Dopo il pranzo venne servito nello studio, del caffè turco, acqua ghiacciata e tè di fiori di verbena; D'Annunzio mostrò agli ospiti un cofano di stile antico, in cui serba la sua famosa collezione di profumi. Gli oggetti più preziosi sono un flacone di vero olio di rose, che fu di Lucrezia Borgia - e la boccetta da profumi di Machiavelli!
Tutte le signore spasimavano d'ammirazione. Detti un'occhiata a Rilke, che pareva come trasformato nella sua ombra e che, sottile e grigio, s'era sprofondato in una gran poltrona.
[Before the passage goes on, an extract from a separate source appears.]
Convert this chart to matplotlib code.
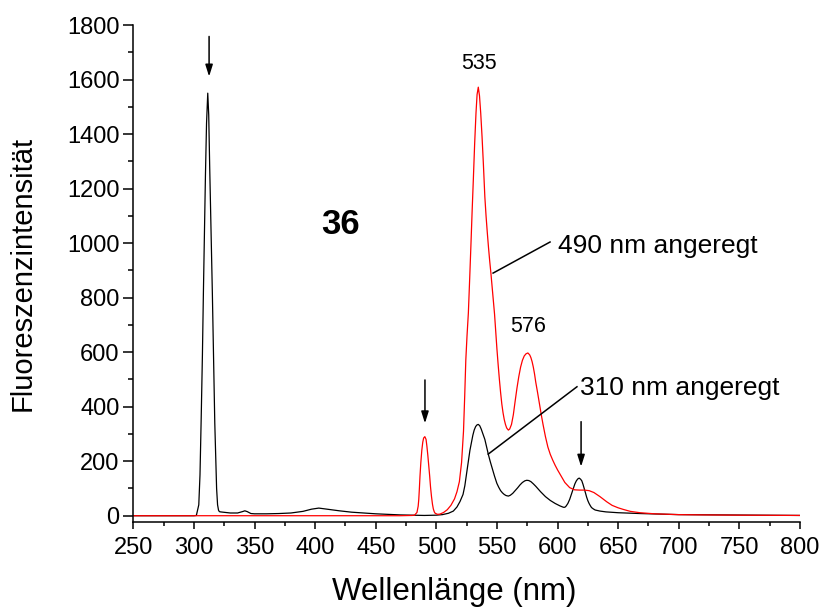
import matplotlib
matplotlib.use("Agg")
import matplotlib.pyplot as plt
from matplotlib.ticker import MultipleLocator

plt.rcParams['font.family'] = ['Liberation Sans', 'DejaVu Sans']

# spectrum excited at 310 nm (black)
wl_310 = [250, 300, 302, 304, 305, 306, 307, 307.8, 308.7, 309.5, 310.4, 311.4, 312.2, 313,
          314.1, 315.2, 316, 316.5, 317.2, 318, 318.7, 319.5, 320.3, 321, 322, 326, 330, 336,
          340, 342, 344, 347, 350, 360, 370, 380, 390, 397, 403, 410,
          420, 430, 440, 450, 460, 470, 480, 490, 500, 505, 510, 514, 517, 519.5, 522, 523.5,
          524.5, 525.5, 526.5, 527.7, 529, 530.1, 531.2, 532.4, 533.5, 534.6, 535.8, 537, 538,
          539, 540, 541.5, 543, 544.5, 546, 548, 549.9, 551.5, 553, 554.5, 556, 557.5, 559.4,
          561, 563, 565, 567, 569, 571, 573, 574.6, 576.3, 578, 580, 582, 584, 586, 590, 594,
          598, 602, 604.8, 606, 607, 608.5, 610, 611.5, 613, 614.3, 615.5, 616.7, 617.8, 619,
          620, 621, 622, 623, 624, 625, 626, 627, 628, 629.5, 631, 635, 640, 650, 668, 700,
          733, 800]
int_310 = [0, 0, 1, 40, 150, 360, 590, 816, 1040, 1250, 1440, 1550, 1470, 1280,
           1050, 816, 620, 500, 340, 204, 100, 40, 20, 15, 14, 12, 10, 10,
           15, 18, 15, 8, 7, 7, 8, 10, 16, 24, 28, 24,
           18, 13, 10, 7, 5, 3, 2, 1, 2, 4, 9, 17, 32, 52, 78, 110,
           140, 172, 204, 240, 270, 295, 314, 327, 333, 335, 330, 318, 305,
           293, 280, 252, 223, 198, 175, 145, 119, 104, 92, 84, 78, 74, 72,
           75, 82, 92, 102, 113, 122, 128, 130, 129, 125, 117, 108, 98, 88, 70, 56,
           45, 36, 31, 31, 35, 45, 60, 80, 100, 117, 128, 135, 138, 134,
           128, 115, 100, 84, 68, 55, 45, 37, 30, 25, 21, 17, 14, 11, 8, 4,
           3, 1]

# spectrum excited at 490 nm (red)
wl_490 = [250, 300, 400, 470, 480, 482, 484, 485, 485.5, 486, 486.5, 487.2, 488, 488.8,
          489.5, 490.5, 491.5, 492.2, 493, 493.8, 494.5, 495.2, 496, 496.8, 497.5, 498.3,
          499, 501, 503, 506, 509, 512, 515, 517, 519, 520.8, 522.4, 523.4, 524.3, 525.3, 526.4,
          527.5, 528.5, 529.5, 530.5, 531.6, 532.7, 533.6, 534.6, 535.6, 536.6, 537.7, 538.8,
          540, 541, 542, 543, 544, 545, 546, 547, 548, 549, 550, 551, 552, 553, 554, 555,
          556, 557, 558, 559.4, 560.5, 562, 563.5, 565, 566.5, 568, 569.5, 571, 572.5, 574,
          575.5, 577, 578, 579, 580, 581, 582, 583.5, 585, 586.5, 588, 590, 592,
          594, 596, 598, 600, 603, 606, 610, 614, 618, 622, 626, 630, 635, 640.6, 645, 650,
          654.3, 660, 668, 680, 700, 720, 750, 800]
int_490 = [0, 0, 0, 0, 1, 2, 12, 35, 60, 100, 145, 195, 240, 270,
           285, 290, 280, 255, 220, 180, 145, 105, 70, 42, 25, 14,
           9, 5, 6, 12, 22, 38, 62, 88, 125, 195, 310, 440, 571, 660, 743,
           870, 990, 1115, 1232, 1365, 1477, 1545, 1572, 1540, 1477, 1390, 1290,
           1170, 1100, 1040, 985, 935, 890, 840, 790, 740, 675, 610, 553, 500, 452, 410, 378,
           353, 335, 322, 314, 318, 335, 370, 420, 468, 510, 545, 570, 586, 594,
           597, 590, 580, 565, 545, 520, 490, 452, 412, 372, 335, 290, 252,
           225, 204, 185, 168, 145, 122, 103, 95, 94, 94, 92, 85, 70, 51, 38, 29,
           23, 16, 11, 7, 4, 3, 2, 1]

fig = plt.figure(figsize=(8.21, 6.07), dpi=100)
ax = fig.add_axes([0.1624, 0.1405, 0.812, 0.8183])

ax.plot(wl_310, int_310, color='black', lw=0.9)
ax.plot(wl_490, int_490, color='#ff0000', lw=0.9)

ax.set_xlim(250, 800)
ax.set_ylim(-22, 1800)
ax.xaxis.set_major_locator(MultipleLocator(50))
ax.xaxis.set_minor_locator(MultipleLocator(25))
ax.yaxis.set_major_locator(MultipleLocator(200))
ax.yaxis.set_minor_locator(MultipleLocator(100))
ax.spines['top'].set_visible(False)
ax.spines['right'].set_visible(False)
for s in ('left', 'bottom'):
    ax.spines[s].set_linewidth(1.1)
ax.tick_params(axis='both', which='both', direction='out', width=1.1, labelsize=17)
ax.tick_params(axis='y', which='major', length=7, pad=3)
ax.tick_params(axis='y', which='minor', length=3.5)
ax.tick_params(axis='x', which='major', length=5, pad=6)
ax.tick_params(axis='x', which='minor', length=3)

ax.set_xlabel('Wellenlänge (nm)', fontsize=22.5, labelpad=13, x=0.481)
ax.set_ylabel('Fluoreszenzintensität', fontsize=21, labelpad=22)

# arrows marking the excitation / scatter peaks
arrow_x = [312.5, 490.6, 619.4]
arrow_top = [1758, 498, 345]
arrow_tip = [1611, 339, 180]
for xa, yt, yp in zip(arrow_x, arrow_top, arrow_tip):
    ax.annotate('', xy=(xa, yp), xytext=(xa, yt),
                arrowprops=dict(arrowstyle='-|>,head_length=0.7,head_width=0.22',
                                color='black', lw=1.1, shrinkA=0, shrinkB=0))

ax.text(535, 1657, '535', fontsize=15.5, ha='center', va='center')
ax.text(576, 694, '576', fontsize=15.5, ha='center', va='center')
ax.text(421, 1067, '36', fontsize=25, fontweight='bold', ha='center', va='center')

ax.plot([546.8, 593.8], [890, 1004], color='black', lw=1.1)
ax.text(600.2, 963, '490 nm angeregt', fontsize=19, ha='left', va='baseline')
ax.plot([542.8, 616.0], [226, 473], color='black', lw=1.1)
ax.text(618.6, 443, '310 nm angeregt', fontsize=19, ha='left', va='baseline')

fig.savefig('out.png', dpi=100)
Soltanto i suoi occhi chiari davan segno di vita nel volto immobile, ed osservavano ora con ironia, ora con tristezza tutto quel traffico intorno a lui.
Dissi a D'Annunzio che il suo «Sogno d'un mattino di primavera», un libro che avevo letto a quindici anni, m'era rimasto nella mente come il più stupendo modello di lingua italiana, e che avrei desiderato che questa musica di parole fosse resa accessibile, in una perfetta traduzione, anche a lettori tedeschi. Mi rispose che, secondo lui, tutte le traduzioni risultavano difettose, ma che i sentimenti con cui una ragazzina aveva accolto «nel suo cuore puro come un fiore» il Sogno, erano come una benedizione imperitura che un poeta doveva custodire nel più segreto altare della sua anima: come una fiamma benedetta - esclamò d'un tratto in italiano.
Non saprei dire se s'inebriasse ad ascoltar le sue parole o se veramente provasse una specie di soddisfazione o di gioia - l'impressione che ebbi della sua persona rimase, in ogni caso, ambigua.
Ma la sera di quel giorno si concluse in maniera ben diversa: più schietta e grandiosa, quando Rilke mi lesse alcune delle sue «Nuove poesie»! Quante ce n'erano ch'io ancora non conoscevo: «L'interno delle rose», «La pantera», «Il carrossello», «Venezía», «Le fontane di Roma»....
Cos'è tutto lo sfarzo, tutto lo splendore linguistico delle strofe dannunziane, certamente ammirevoli, in confronto alla purezza del mondo poetico di Rilke? Non sarebbe forse augurabile che solo persone pure di cuore comprendessero il mondo di Rilke? [«Rilke e Benvenuta», pp. 129 ss.]